Telle est la beauté de la Chanson de Roland. J’avoue que c’est une beauté militaire, et n’en rougirai point. Cette vie guerrière de nos pères n’a rien de semblable à celle qu’une nation aujourd’hui victorieuse voudrait imposer à toute l’Europe, au monde entier : car il est décidé que nos enfants vivront désormais et mourront le fusil au poing, la haine au cœur. Ou veut de nouveau transformer la terre en un camp, comme au xie siècle ; mais sans Dieu, mais sans foi, mais sans espérance. Roland, d’ailleurs, n’aurait aucune chance aujourd’hui de vaincre, ni même de mourir héroïquement. On a supprimé le courage, qu’on a remplacé par la science : la guerre se fait chimiquement. Roland, le type le plus parfait du courage humain qu’on ait peut-être jamais imaginé, Roland, devant nos gros canons, mourrait vulgairement et tout comme un

lâche. Ramenez-moi au XIe siècle, ramenez-moi à ma vieille Épopée française. « C’est l’air âpre et pur des sommets ; il est rude d’y monter, mais on se sent grandi quand on y est[4]. »
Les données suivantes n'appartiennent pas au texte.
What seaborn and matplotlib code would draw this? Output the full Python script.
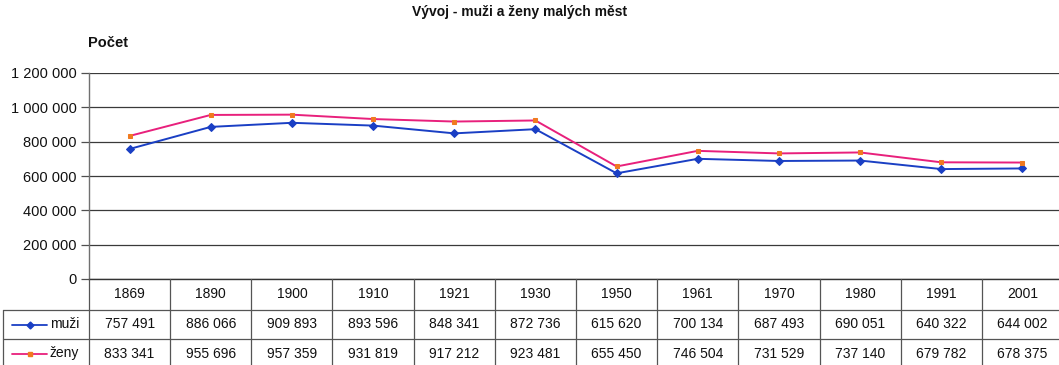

Un des traducteurs du Roland[5] a dit excellemment : « Ce qui fait la grandeur de la Grèce, ce n’est pas d’avoir produit Homère, mais d’avoir pu concevoir Achille. » Il en faut dire autant de la France : ce qui fait sa grandeur, ce n’est pas d’avoir produit notre vieux poëme, mais d’avoir pu concevoir Roland. Une telle conception console de tout, même de la défaite… parce qu’elle fait espérer la victoire.


  1. Vers 703, 704.
  2. Vers 2,396.
  3. Au moment où Roland va mourir : De plusurs choses à remembrer li prist, — De tantes teres eume li bers cunquist, — De dulce France, etc. (vers 2,377—2,379.)
  4. Ces derniers mots sont tirés d’une très-remarquable appréciation littéraire de la Chanson de Roland, par M. Gaston Paris, (Histoire poétique de Charlemagne, p. 18-25.) « Les héros du Roland n’ont guère d’autres rapports que ceux qu’engendrent les institutions féodales. Les sentiments généraux de l’humanité apparaissent à peine. Tout est spécial, marqué au coin d’une civilisation transitoire, et même d’une classe déterminée : celle des hommes d’armes. Leur existence, bornée à trois ou quatre points de vue restreints, leurs passions simples et intenses, leur incapacité de sortir d’un horizon assez factice, la naïveté de leurs idées, la logique obstinée de leurs convictions, se peignent à merveille dans le poëme, où la profondeur des sentiments n’a d’égale que leur étroitesse. La vie manque partout ; les lignes sont hautes, droites et sèches ; les mouvements sont roides, l’inspiration uniforme (Ibid., p. 18). » Nous ne sommes pas aussi sévère que M. G. Paris.
  5. M. d’Avril, la Chanson de Roland, 1Modèle:Re éd., Introduction, p. xxxvii. Et l’écrivain ajoute avec une rare élévation : « Préférons Rama à Valmiki, saint Louis à Joinville, Siegfried à l’évêque de Passau, et mettons Roland au-dessus de son trouvère du XIIe siècle comme Achille au-dessus de son Homère… Si l’on était ramené à reconnaître que notre Épopée nationale est inférieure par quelque côté à celle d’un autre peuple au point de vue de l’art, il n’y aurait rien à en conclure contre la véritable grandeur de nos ancêtres. Ce ne serait qu’un accident artistique. » (Ibid., p. xxxviii.)